The Value of Internal API for Enterprises
- API Adoption Patterns for Enterprises
- Why start from Internal Adoption
- How APIs can Extend the Value of Existing Apps
- Lifecycle of API
As we all know APIs bring on the promise of extending the reach of your business. It enables companies to reach consumers in new ways. With the power of API, enterprises can leverage this whole external community of developers, partners, mobile clients, and so forth.
APIs enable companies to get into Cloud, on multiple mobile platforms and get to the IoT with comparatively minimum budget and in less time. But how would your company get this external reach if your internal software infrastructure is not in order?
When we speak with enterprise reps about API development, they all say they need it, but they also consider themselves not mature enough to have an API. Do they?
API Adoption Patterns for Enterprises
There are four main adoption patterns:
- External Innovation (Public)
Why start from Internal Adoption
The matter of fact that Enterprises can’t move forward into Partner or Public adoption of API without getting things done internally. This is because of a whole bunch of security reasons, private information concerns, and technical problems like legacy codebase.
A majority is starting with the adoption of APIs internally. It starts from a particular Line of Business as a case study. Then internal adoption moves to other LoBs and 3rd party APIs.
As larger companies start acquiring businesses, they’re leveraging APIs as a way to make that acquisition smoother. API helps the transition of new companies under the command of an Enterprise.
How APIs can Extend the Value of Existing Apps
In essence, today API is a feature of an existing product or application. It is something that adds value. Firstly, thanks to the straightforward adoption process. Secondly, because of better steering potential and adaptability.

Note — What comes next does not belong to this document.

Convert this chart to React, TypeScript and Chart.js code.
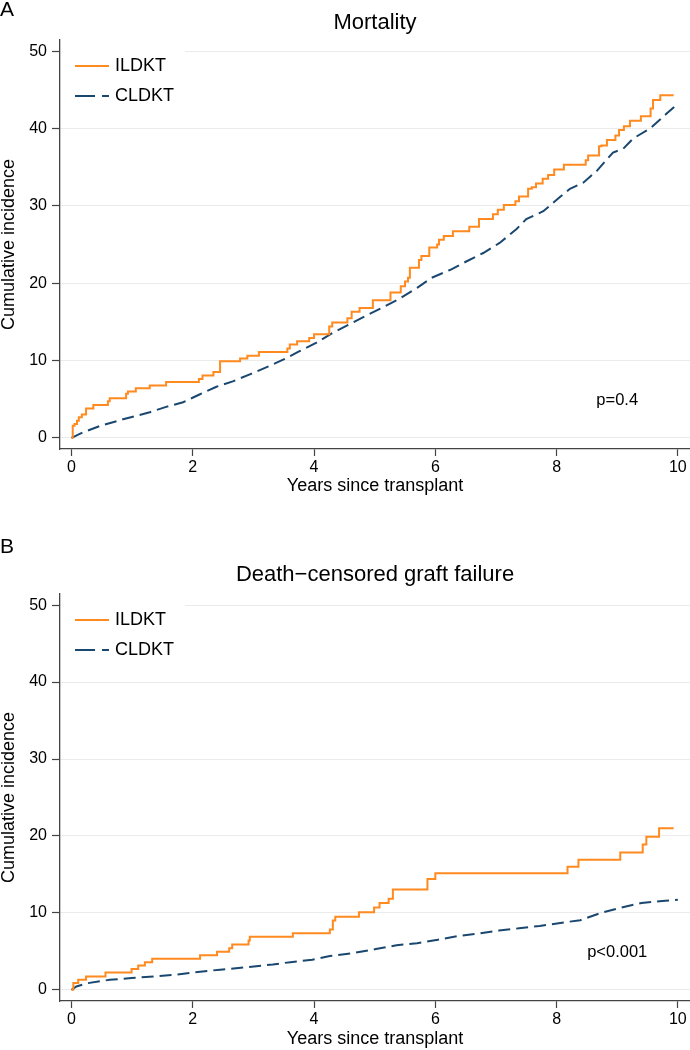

The route is pretty simple:
- Transform and Secure Apps – From SOAP to REST mobile-optimized architecture;
- Publish transformed apps with APIs – Gather the analytics they provide and upgrades apps further based on the data, not an assumption;
- Wait for adoption – cover it with the documentation for developers in order as early adopters;
- Monetize from new consumers.
Lifecycle of API
If you take an API-first approach, you should have an understanding of the API’s lifecycle:
- Plan phase – this is where the company determines what your product is going to be, what capabilities you’ll provide\expose outward through API. It includes business model, pricing, licensing, terms, etc;
- Building phase – this is where the development process starts. Frameworks, parts, unifications, re-factoring, adoption of new microservices is going to happen here. This is where we’ll connect new software to the existing infrastructure of your company;
- Run & Share phase – on this stage enterprises share API. Doesn’t matter is the API is for internal use or external, there is a sharing phase. You can move your employees to the new software or make public betas, and then launch a campaign. You just need to share to get adoption and statistics.
- Analysis phase – this is the last point on the API lifecycle. From here you’ll start to enhance the existing products, hone it and make the new cycle.
There are individual tools that help during each phase of the lifecycle. For example, there’s Lifecycle Management Tools for Build & Plan phases; Gateway tools for Run phase; and a Developer Portal for Sharing phase.
The Value of APIs for Organisations
First of all, is to make money. Organizations like eBay get a lot of transactional value and get a lot of revenue from their API. This is because the API serves as an aggregator of transaction volume from a myriad of different sources. For example, 60% of all listings on eBay added via their APIs.
Other enterprises are saving money. There are plenty of use cases of how organizations saving by using Amazon web services. For example, SmugMug saves >$500k /year with Amazon S3 Storage.
You can also build a brand with the power of API. Companies like Google and Facebook develop open platforms to drive new consumers and share their name. Open products allow external developers to build new features and thus popularize the brand. Google Maps get 300% growth comparing to 20% MapQuest.
Organizations like Salesforce have become very successful thanks to APIs. Salesforce gets over 50% of transactions through its API. This is how now numerous companies have embedded Salesforce processes into their internal workflow.
This just three main examples of how you can make and save money, build brand awareness through the development of internal API and opening it to the world.